___ TASK INPUT

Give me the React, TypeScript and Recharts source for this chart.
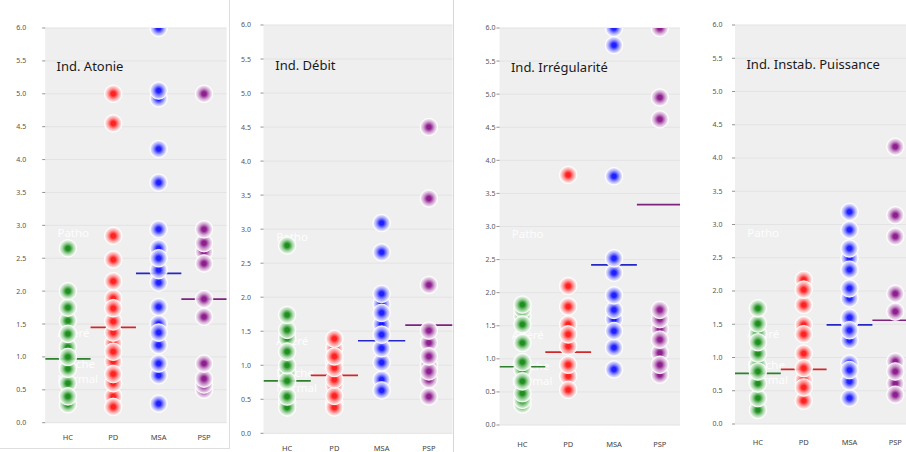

______
___ TASK INPUT

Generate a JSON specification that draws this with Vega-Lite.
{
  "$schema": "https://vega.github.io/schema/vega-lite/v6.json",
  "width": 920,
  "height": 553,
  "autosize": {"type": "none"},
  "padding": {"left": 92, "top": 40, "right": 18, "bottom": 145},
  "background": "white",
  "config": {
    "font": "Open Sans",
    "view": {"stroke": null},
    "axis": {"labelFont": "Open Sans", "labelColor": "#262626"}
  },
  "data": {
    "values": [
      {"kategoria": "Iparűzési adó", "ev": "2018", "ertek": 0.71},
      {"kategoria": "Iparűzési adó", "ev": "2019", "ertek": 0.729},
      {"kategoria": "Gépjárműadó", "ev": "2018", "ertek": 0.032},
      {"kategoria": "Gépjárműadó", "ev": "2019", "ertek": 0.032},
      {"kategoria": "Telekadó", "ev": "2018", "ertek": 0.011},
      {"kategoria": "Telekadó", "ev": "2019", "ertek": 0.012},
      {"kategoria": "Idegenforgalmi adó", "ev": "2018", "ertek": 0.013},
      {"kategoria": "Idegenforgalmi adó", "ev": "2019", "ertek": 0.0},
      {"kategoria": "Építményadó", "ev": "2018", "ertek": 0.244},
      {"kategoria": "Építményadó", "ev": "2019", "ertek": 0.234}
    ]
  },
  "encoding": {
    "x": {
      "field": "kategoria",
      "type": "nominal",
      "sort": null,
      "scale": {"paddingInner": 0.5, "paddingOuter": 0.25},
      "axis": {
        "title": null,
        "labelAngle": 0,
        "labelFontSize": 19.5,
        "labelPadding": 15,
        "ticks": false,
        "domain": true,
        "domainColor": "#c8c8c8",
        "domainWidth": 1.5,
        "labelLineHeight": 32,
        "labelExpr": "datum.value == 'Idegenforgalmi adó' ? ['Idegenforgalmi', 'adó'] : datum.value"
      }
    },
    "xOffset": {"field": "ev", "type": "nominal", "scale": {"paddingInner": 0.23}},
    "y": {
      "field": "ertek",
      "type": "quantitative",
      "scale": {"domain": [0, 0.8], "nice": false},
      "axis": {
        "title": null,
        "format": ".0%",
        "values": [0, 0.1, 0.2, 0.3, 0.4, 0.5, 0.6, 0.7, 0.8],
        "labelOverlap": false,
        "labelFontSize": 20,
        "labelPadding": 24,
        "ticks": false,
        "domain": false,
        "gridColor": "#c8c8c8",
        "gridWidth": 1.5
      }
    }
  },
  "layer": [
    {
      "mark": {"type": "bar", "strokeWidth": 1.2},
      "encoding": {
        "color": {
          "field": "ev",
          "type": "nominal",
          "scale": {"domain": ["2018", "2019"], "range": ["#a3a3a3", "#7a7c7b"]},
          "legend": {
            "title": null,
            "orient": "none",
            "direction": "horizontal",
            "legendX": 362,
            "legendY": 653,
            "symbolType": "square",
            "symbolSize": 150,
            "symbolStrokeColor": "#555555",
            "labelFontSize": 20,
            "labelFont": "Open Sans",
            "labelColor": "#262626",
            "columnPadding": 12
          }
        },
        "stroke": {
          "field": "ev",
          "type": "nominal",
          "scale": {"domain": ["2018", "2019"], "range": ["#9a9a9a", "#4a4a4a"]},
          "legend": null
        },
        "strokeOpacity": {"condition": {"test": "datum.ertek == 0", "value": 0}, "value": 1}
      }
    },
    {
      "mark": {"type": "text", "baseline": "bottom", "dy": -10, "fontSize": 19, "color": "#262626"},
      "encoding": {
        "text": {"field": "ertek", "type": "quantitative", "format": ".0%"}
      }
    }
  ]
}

______

REQUIRED TASK
Determine how many lines in the listing above hold the word "this", answering with the number only.

THE ANSWER
2